Significance improvement for GW151012 (left) and GW170729 (right): Cumulative histograms of foreground events in base statistic (yellow) and MLStat (blue) along with the expected background plotted against the inverse false-alarm rate. Shaded regions show the sigma intervals for Poisson uncertainty. The loudness of first $\sim 20$ foreground events with MLStat in O2 is not a systematic bias and is rather an effect of the low number statistics which has been observed with other statistics before (see Fig. 2 and Fig. 3 in [9]). With MLStat, IFAR value of the most significant foreground event GW151012 (GW170729) improves from 5.84 (0.73) years to 218.1 (55.8) years.

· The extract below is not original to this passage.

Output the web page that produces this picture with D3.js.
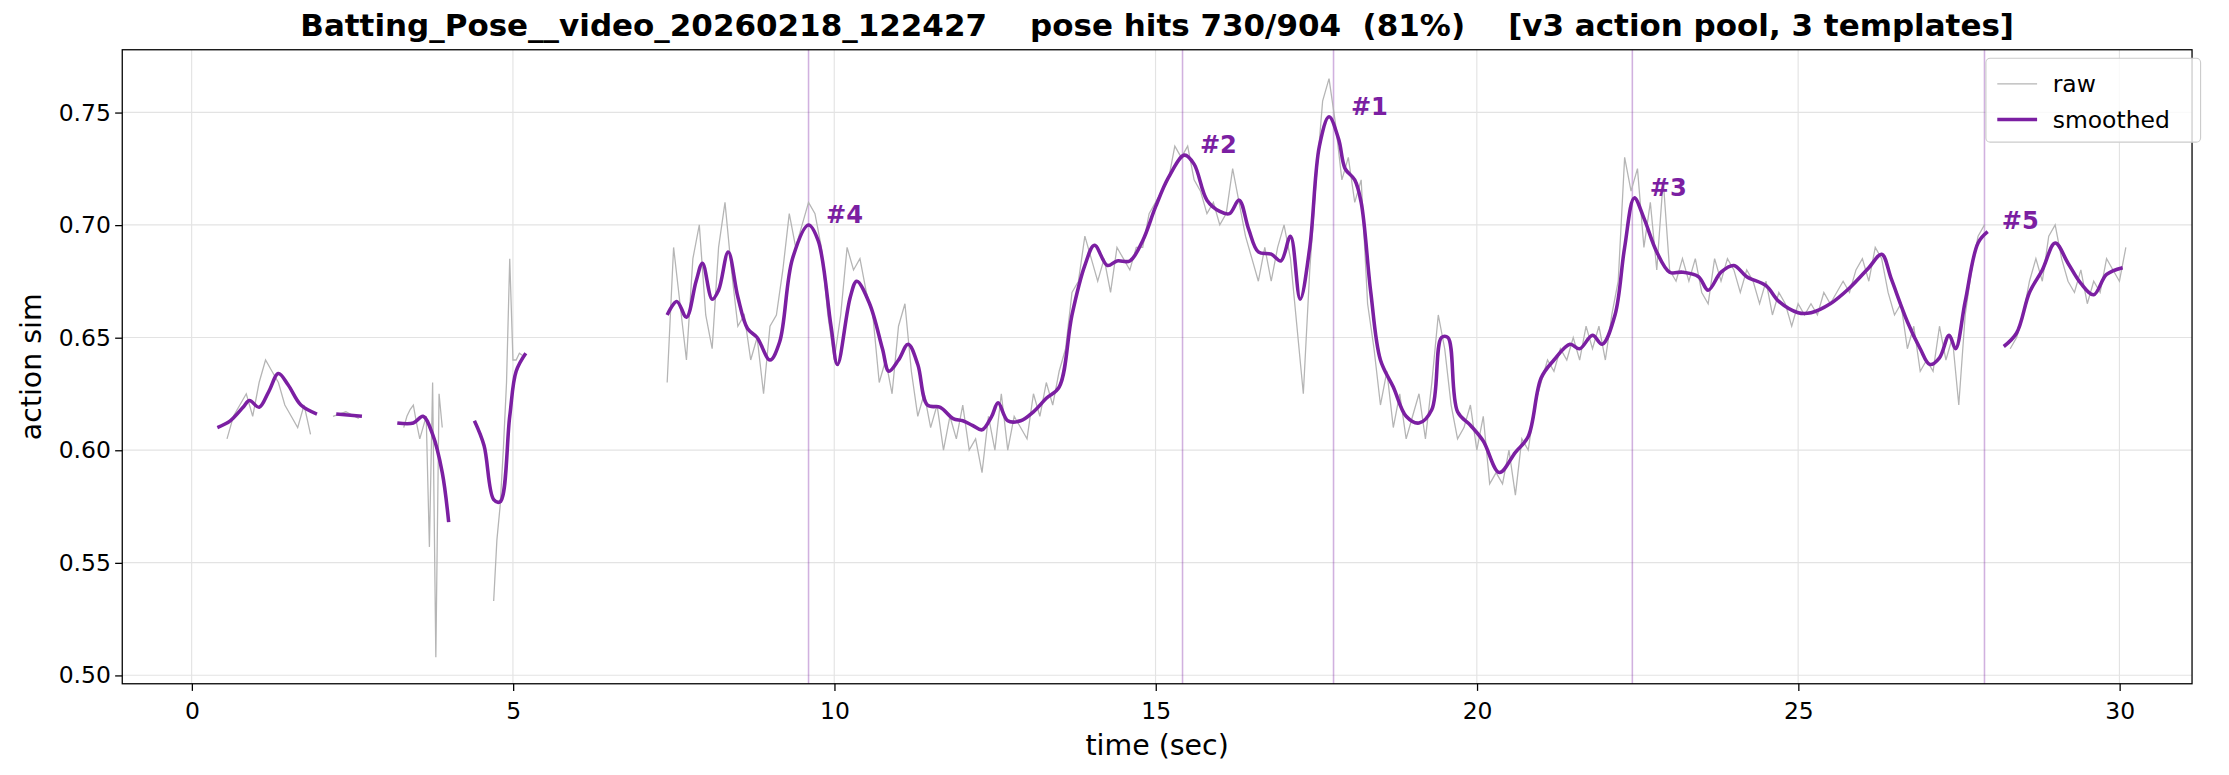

We also observed that the event sequence according to IFAR values was considerably shuffled in MLStat. The second most significant event viz., 151016, in O1 chunk has IFAR 0.21 years.

Figure 5

Significance improvement for GW151216: With MLStat, IFAR value of GW151216 improves from 0.0173 years to 1.453 years making it the most significant foreground event of the chunk.

Figure 6

Comparative search results with MLStat and base statistic for the chunk containing GW151216 (marked by star). Notice the reduced background and a better separated foreground with MLStat.

Figure 7

CWT maps of events that gain significance with MLStat. Whitened strain data of duration one second, bandpassed between 16 Hz and 512 Hz, is used to generate the grayscale images that are fed to the classifier.

Figure 8

Bayesian parameter estimation posteriors for the event GW151216 using seobnrv4hm_rom waveform model. We can clearly see the evidence for unequal masses with component masses of ${46.8}_{-17.7}^{+12.5}{\mathrm{M}}_{\odot }$ and ${23.6}_{-9.6}^{+5.6}{\mathrm{M}}_{\odot }$ and nonzero spin with ${\chi }_{\mathrm{eff}}$ of ${0.56}_{-0.5}^{+0.23}$ and luminosity distance of ${2269}_{-1033}^{+1193}\mathrm{Mpc}$. The corresponding sky localisation map is also overlaid.